Toen Albert Heijn over ging op het inkopen van zakken cacaopoeder voor de productie, was het gedaan met de branderij. De brander werd gedemonteerd, verkocht en de bonenzeef gesloopt. Van de dikke vette grenen balken heb ik nog onderleggers voor een vloer in de schuur gemaakt. Veel beugels werd losgebrand en we hadden brandblusser paraat staan, voor als er iets misging.

Zoals in de wijnafdeling, toen karton fikte in een ijzeren rek, tijdens laswerkzaamheden. Toen ik na werktijd nog even de ruimte controleerde of alles safe was rook ik smeulend cacaopoeder. Na een korte inspectie zag ik een sluimerend gloeiend hoopje op de ijzeren steunbalken tegen het plafond. Dat had catastrofale gevolgen kunnen hebben. Dit had de reputatie als brandweerman zeker mijn kop kunnen kosten. Dus snel blussen was gewenst.

Doordat we in de oude panden veel last van muizen hadden, zag je in de fabriek regelmatig katten lopen. Dat kwam omdat er tussen de verpakking in de opslag ruimte dikwijls muizennesten zaten. De katten werkten meestal beter dan de doosjes korrels van Rentokil.

Ik schrok me een keer wild, toen een medewerker van de hagelfabriek een pallet met gebundelde pakken dozen afstapelde en er een muis over mijn handen wegvluchtte.
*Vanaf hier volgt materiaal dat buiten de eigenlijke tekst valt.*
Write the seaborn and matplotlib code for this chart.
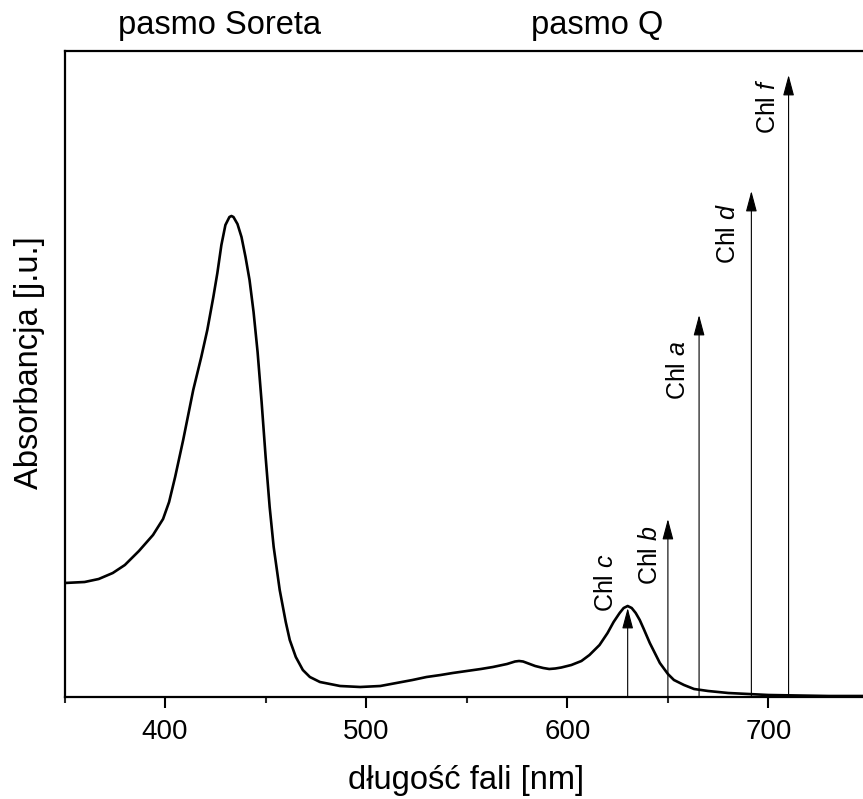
import numpy as np
import pandas as pd
import matplotlib
matplotlib.use('Agg')
import matplotlib.pyplot as plt
import seaborn as sns
from matplotlib.ticker import MultipleLocator
from matplotlib.transforms import blended_transform_factory

# absorption spectrum (arbitrary units)
wavelength = [350, 360, 367, 374, 380, 387, 394, 399, 402, 405, 409, 414, 418, 421, 424, 426,
              428, 430, 432, 433, 434, 436, 438, 440, 442, 444, 446, 448, 450, 452, 454,
              457, 460, 462, 465, 468.5, 472, 477, 487, 497, 507, 515, 523, 530, 537,
              543, 550, 557, 563, 570, 574, 576, 578, 580, 584, 588, 591, 594, 597, 602,
              607, 611, 616, 620, 623, 626, 628, 630, 632, 634, 636, 638, 641, 644, 646,
              650, 653, 658, 663, 670, 680, 690, 700, 715, 730, 747]
absorbance = [114, 115, 118, 124, 132, 146, 162, 178, 195, 220, 257, 307, 340, 367, 400, 424,
              452, 472, 480, 481, 480, 473, 460, 440, 417, 385, 345, 295, 240, 190, 150,
              107, 75, 57, 40, 27, 20, 15, 11, 10, 11, 14, 17, 20, 22,
              24, 26, 28, 30, 33, 35.5, 36, 35.5, 34, 31, 29, 28, 28.5, 29.5, 32,
              36, 42, 52, 64, 75, 84, 89, 91, 89, 84, 77, 68, 54, 42, 34,
              23, 17, 12, 8, 6, 4, 3, 2, 1.5, 1, 1]

# chlorophyll Q-band positions and arrow heights
chl_names = ['c', 'b', 'a', 'd', 'f']
chl_wl = [630, 650, 665.5, 691.5, 710]
chl_height = [89, 178, 382, 506, 622]
label_top = [144, 172, 357, 494, 619]
label_x = [619, 641, 655, 680, 700]

band_names = ['pasmo Soreta', 'pasmo Q']
band_x = [427, 615]

df = pd.DataFrame({'wl': wavelength, 'A': absorbance})

sns.set_theme(style='ticks')
plt.rcParams['font.family'] = ['Liberation Sans', 'DejaVu Sans']
plt.rcParams['mathtext.fontset'] = 'custom'
plt.rcParams['mathtext.rm'] = 'Liberation Sans'
plt.rcParams['mathtext.it'] = 'Liberation Sans:italic'

fig = plt.figure(figsize=(8.63, 7.99), dpi=100)
ax = fig.add_axes([64.5 / 863, (799 - 697) / 799, (863 - 64.5) / 863, (697 - 51) / 799])

sns.lineplot(data=df, x='wl', y='A', color='black', linewidth=1.9, ax=ax)

for name, x, h, lt, lx in zip(chl_names, chl_wl, chl_height, label_top, label_x):
    ax.annotate('', xy=(x, h), xytext=(x, 0),
                arrowprops=dict(arrowstyle='-|>,head_length=0.75,head_width=0.2',
                                color='black', lw=0.8, mutation_scale=17,
                                shrinkA=0, shrinkB=0))
    ax.text(lx, lt, 'Chl $\\it{' + name + '}$', rotation=90, ha='center', va='top',
            fontsize=18, color='black')

trans = blended_transform_factory(ax.transData, ax.transAxes)
for name, x in zip(band_names, band_x):
    ax.text(x, 1.04, name, transform=trans, ha='center', va='center', fontsize=23.5, color='black')

ax.set_xlim(350, 747)
ax.set_ylim(0, 646)
ax.xaxis.set_major_locator(MultipleLocator(100))
ax.xaxis.set_minor_locator(MultipleLocator(50))
ax.set_yticks([])
ax.tick_params(axis='x', which='major', length=8, width=1.5, direction='out', labelsize=20, pad=8, colors='black')
ax.tick_params(axis='x', which='minor', length=4.5, width=1.5, direction='out')

for side in ['left', 'bottom', 'top']:
    ax.spines[side].set_linewidth(1.6)
    ax.spines[side].set_color('black')
ax.spines['right'].set_visible(False)

ax.set_xlabel('długość fali [nm]', fontsize=23.5, color='black')
ax.set_ylabel('Absorbancja [j.u.]', fontsize=23.5, color='black')
ax.xaxis.set_label_coords(0.503, -0.105)
ax.yaxis.set_label_coords(-0.024, 0.517)

fig.savefig('out.png', dpi=100, facecolor='white')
In een kunstig weg geknaagd holletje lagen zes roze wurmpjes. Wat moest hij daar nu mee. Zielig of niet maar het is een productiebedrijf dus in de kliko ermee.

Een mysterieus geval van drollen was er een keer op eerste verdieping van de chocolade inpakafdeling. Het vermoeden bestond dat er na de werktijd mensen over de afdelingen struinden en het van angst niet in hun broek deden, maar dat bleek niet het geval. Ook wij van de TD werden op een aantal late avonden bij het opsporingswerk betrokken. Behalve een dikke rat, die met glimmende ogen in het licht van mijn zaklantaarn keek en in het riool verdween. Na verloop van tijd hadden we de dan ook de dader in de gaten. Het was een vadsige kater. Die kwam via een transportband door een opening in de muur, op de afdeling op zoek ging naar muizen. Hierna was het raadsel opgelost en de toegang afgedicht.